/---
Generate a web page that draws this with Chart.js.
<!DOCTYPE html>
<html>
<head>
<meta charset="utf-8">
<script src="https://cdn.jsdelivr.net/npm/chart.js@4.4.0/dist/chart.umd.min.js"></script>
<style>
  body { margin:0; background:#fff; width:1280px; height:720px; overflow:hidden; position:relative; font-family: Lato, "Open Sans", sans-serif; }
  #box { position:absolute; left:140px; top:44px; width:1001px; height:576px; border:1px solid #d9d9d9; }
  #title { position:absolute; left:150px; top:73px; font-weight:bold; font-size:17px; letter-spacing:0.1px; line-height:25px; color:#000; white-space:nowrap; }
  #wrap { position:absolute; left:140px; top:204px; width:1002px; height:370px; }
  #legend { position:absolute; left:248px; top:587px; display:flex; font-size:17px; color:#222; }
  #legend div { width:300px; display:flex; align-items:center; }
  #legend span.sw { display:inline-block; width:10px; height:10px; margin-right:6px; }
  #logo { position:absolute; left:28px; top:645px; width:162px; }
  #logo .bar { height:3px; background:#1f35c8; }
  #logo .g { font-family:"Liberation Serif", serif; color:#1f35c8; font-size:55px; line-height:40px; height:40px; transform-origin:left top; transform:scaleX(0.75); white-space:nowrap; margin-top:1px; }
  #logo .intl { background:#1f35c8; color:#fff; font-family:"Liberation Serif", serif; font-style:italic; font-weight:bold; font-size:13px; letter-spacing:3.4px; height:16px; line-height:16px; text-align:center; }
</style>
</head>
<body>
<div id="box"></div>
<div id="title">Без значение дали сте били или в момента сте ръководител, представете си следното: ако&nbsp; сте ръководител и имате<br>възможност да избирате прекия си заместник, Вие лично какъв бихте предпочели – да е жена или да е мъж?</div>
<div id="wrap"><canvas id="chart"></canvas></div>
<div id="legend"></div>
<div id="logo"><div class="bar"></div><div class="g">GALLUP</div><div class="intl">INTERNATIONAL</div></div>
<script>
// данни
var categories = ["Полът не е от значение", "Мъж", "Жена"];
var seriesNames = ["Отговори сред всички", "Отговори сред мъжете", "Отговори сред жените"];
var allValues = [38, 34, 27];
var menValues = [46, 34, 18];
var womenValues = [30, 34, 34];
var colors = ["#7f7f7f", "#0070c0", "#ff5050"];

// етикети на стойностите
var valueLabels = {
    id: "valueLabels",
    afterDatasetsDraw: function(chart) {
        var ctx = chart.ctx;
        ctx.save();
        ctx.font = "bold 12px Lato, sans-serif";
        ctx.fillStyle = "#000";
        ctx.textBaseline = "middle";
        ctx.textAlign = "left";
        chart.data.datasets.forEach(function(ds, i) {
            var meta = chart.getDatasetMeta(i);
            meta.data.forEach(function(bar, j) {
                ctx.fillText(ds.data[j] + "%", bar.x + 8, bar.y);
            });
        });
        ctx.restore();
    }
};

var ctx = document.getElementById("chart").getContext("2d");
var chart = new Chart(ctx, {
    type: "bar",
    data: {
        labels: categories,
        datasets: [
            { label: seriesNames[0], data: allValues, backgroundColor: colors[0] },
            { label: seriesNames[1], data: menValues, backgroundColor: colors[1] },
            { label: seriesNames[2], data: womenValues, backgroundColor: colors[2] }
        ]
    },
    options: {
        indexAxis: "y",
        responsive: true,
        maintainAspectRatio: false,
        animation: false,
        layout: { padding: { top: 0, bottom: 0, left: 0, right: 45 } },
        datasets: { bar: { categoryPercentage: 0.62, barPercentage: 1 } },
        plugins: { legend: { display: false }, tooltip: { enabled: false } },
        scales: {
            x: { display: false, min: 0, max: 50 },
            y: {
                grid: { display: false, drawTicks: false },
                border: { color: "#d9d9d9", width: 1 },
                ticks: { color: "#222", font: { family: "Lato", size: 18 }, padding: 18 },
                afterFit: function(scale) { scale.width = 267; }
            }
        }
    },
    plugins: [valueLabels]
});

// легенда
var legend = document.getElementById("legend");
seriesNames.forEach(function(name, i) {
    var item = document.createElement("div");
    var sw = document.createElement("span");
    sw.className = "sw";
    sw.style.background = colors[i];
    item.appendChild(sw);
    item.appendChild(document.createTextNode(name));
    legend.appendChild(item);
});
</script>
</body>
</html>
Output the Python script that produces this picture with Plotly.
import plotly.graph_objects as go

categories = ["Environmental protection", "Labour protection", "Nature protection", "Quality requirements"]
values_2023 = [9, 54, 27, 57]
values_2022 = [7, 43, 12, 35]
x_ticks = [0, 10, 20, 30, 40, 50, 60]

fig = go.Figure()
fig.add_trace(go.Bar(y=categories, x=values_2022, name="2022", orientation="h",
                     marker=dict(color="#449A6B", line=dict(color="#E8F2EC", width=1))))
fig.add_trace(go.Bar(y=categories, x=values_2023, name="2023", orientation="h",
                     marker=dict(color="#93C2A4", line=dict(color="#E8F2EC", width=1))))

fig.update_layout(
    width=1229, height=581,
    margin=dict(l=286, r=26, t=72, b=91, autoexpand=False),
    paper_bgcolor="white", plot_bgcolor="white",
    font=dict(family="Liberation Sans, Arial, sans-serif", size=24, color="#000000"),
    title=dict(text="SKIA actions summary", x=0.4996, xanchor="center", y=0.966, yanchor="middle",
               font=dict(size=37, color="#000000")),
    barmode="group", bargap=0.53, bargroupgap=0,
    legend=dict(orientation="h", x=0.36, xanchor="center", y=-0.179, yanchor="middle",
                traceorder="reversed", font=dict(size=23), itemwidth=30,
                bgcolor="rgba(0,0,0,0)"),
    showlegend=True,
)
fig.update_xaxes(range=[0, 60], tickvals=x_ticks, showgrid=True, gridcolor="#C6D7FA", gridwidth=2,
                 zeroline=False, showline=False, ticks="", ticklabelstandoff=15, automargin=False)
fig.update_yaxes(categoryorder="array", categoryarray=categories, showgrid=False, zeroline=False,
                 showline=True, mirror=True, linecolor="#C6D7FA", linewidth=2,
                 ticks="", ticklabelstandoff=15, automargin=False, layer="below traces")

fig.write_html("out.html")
\---
▶ What is being asked: Please output the complete data exactly.

▶ Output below:
Generate a web page that draws this with Chart.js.
<!DOCTYPE html>
<html>
<head>
<meta charset="utf-8">
<script src="https://cdn.jsdelivr.net/npm/chart.js@4.4.0/dist/chart.umd.min.js"></script>
<style>
  body { margin:0; background:#fff; width:1280px; height:720px; overflow:hidden; position:relative; font-family: Lato, "Open Sans", sans-serif; }
  #box { position:absolute; left:140px; top:44px; width:1001px; height:576px; border:1px solid #d9d9d9; }
  #title { position:absolute; left:150px; top:73px; font-weight:bold; font-size:17px; letter-spacing:0.1px; line-height:25px; color:#000; white-space:nowrap; }
  #wrap { position:absolute; left:140px; top:204px; width:1002px; height:370px; }
  #legend { position:absolute; left:248px; top:587px; display:flex; font-size:17px; color:#222; }
  #legend div { width:300px; display:flex; align-items:center; }
  #legend span.sw { display:inline-block; width:10px; height:10px; margin-right:6px; }
  #logo { position:absolute; left:28px; top:645px; width:162px; }
  #logo .bar { height:3px; background:#1f35c8; }
  #logo .g { font-family:"Liberation Serif", serif; color:#1f35c8; font-size:55px; line-height:40px; height:40px; transform-origin:left top; transform:scaleX(0.75); white-space:nowrap; margin-top:1px; }
  #logo .intl { background:#1f35c8; color:#fff; font-family:"Liberation Serif", serif; font-style:italic; font-weight:bold; font-size:13px; letter-spacing:3.4px; height:16px; line-height:16px; text-align:center; }
</style>
</head>
<body>
<div id="box"></div>
<div id="title">Без значение дали сте били или в момента сте ръководител, представете си следното: ако&nbsp; сте ръководител и имате<br>възможност да избирате прекия си заместник, Вие лично какъв бихте предпочели – да е жена или да е мъж?</div>
<div id="wrap"><canvas id="chart"></canvas></div>
<div id="legend"></div>
<div id="logo"><div class="bar"></div><div class="g">GALLUP</div><div class="intl">INTERNATIONAL</div></div>
<script>
// данни
var categories = ["Полът не е от значение", "Мъж", "Жена"];
var seriesNames = ["Отговори сред всички", "Отговори сред мъжете", "Отговори сред жените"];
var allValues = [38, 34, 27];
var menValues = [46, 34, 18];
var womenValues = [30, 34, 34];
var colors = ["#7f7f7f", "#0070c0", "#ff5050"];

// етикети на стойностите
var valueLabels = {
    id: "valueLabels",
    afterDatasetsDraw: function(chart) {
        var ctx = chart.ctx;
        ctx.save();
        ctx.font = "bold 12px Lato, sans-serif";
        ctx.fillStyle = "#000";
        ctx.textBaseline = "middle";
        ctx.textAlign = "left";
        chart.data.datasets.forEach(function(ds, i) {
            var meta = chart.getDatasetMeta(i);
            meta.data.forEach(function(bar, j) {
                ctx.fillText(ds.data[j] + "%", bar.x + 8, bar.y);
            });
        });
        ctx.restore();
    }
};

var ctx = document.getElementById("chart").getContext("2d");
var chart = new Chart(ctx, {
    type: "bar",
    data: {
        labels: categories,
        datasets: [
            { label: seriesNames[0], data: allValues, backgroundColor: colors[0] },
            { label: seriesNames[1], data: menValues, backgroundColor: colors[1] },
            { label: seriesNames[2], data: womenValues, backgroundColor: colors[2] }
        ]
    },
    options: {
        indexAxis: "y",
        responsive: true,
        maintainAspectRatio: false,
        animation: false,
        layout: { padding: { top: 0, bottom: 0, left: 0, right: 45 } },
        datasets: { bar: { categoryPercentage: 0.62, barPercentage: 1 } },
        plugins: { legend: { display: false }, tooltip: { enabled: false } },
        scales: {
            x: { display: false, min: 0, max: 50 },
            y: {
                grid: { display: false, drawTicks: false },
                border: { color: "#d9d9d9", width: 1 },
                ticks: { color: "#222", font: { family: "Lato", size: 18 }, padding: 18 },
                afterFit: function(scale) { scale.width = 267; }
            }
        }
    },
    plugins: [valueLabels]
});

// легенда
var legend = document.getElementById("legend");
seriesNames.forEach(function(name, i) {
    var item = document.createElement("div");
    var sw = document.createElement("span");
    sw.className = "sw";
    sw.style.background = colors[i];
    item.appendChild(sw);
    item.appendChild(document.createTextNode(name));
    legend.appendChild(item);
});
</script>
</body>
</html>
Output the Python script that produces this picture with Plotly.
import plotly.graph_objects as go

categories = ["Environmental protection", "Labour protection", "Nature protection", "Quality requirements"]
values_2023 = [9, 54, 27, 57]
values_2022 = [7, 43, 12, 35]
x_ticks = [0, 10, 20, 30, 40, 50, 60]

fig = go.Figure()
fig.add_trace(go.Bar(y=categories, x=values_2022, name="2022", orientation="h",
                     marker=dict(color="#449A6B", line=dict(color="#E8F2EC", width=1))))
fig.add_trace(go.Bar(y=categories, x=values_2023, name="2023", orientation="h",
                     marker=dict(color="#93C2A4", line=dict(color="#E8F2EC", width=1))))

fig.update_layout(
    width=1229, height=581,
    margin=dict(l=286, r=26, t=72, b=91, autoexpand=False),
    paper_bgcolor="white", plot_bgcolor="white",
    font=dict(family="Liberation Sans, Arial, sans-serif", size=24, color="#000000"),
    title=dict(text="SKIA actions summary", x=0.4996, xanchor="center", y=0.966, yanchor="middle",
               font=dict(size=37, color="#000000")),
    barmode="group", bargap=0.53, bargroupgap=0,
    legend=dict(orientation="h", x=0.36, xanchor="center", y=-0.179, yanchor="middle",
                traceorder="reversed", font=dict(size=23), itemwidth=30,
                bgcolor="rgba(0,0,0,0)"),
    showlegend=True,
)
fig.update_xaxes(range=[0, 60], tickvals=x_ticks, showgrid=True, gridcolor="#C6D7FA", gridwidth=2,
                 zeroline=False, showline=False, ticks="", ticklabelstandoff=15, automargin=False)
fig.update_yaxes(categoryorder="array", categoryarray=categories, showgrid=False, zeroline=False,
                 showline=True, mirror=True, linecolor="#C6D7FA", linewidth=2,
                 ticks="", ticklabelstandoff=15, automargin=False, layer="below traces")

fig.write_html("out.html")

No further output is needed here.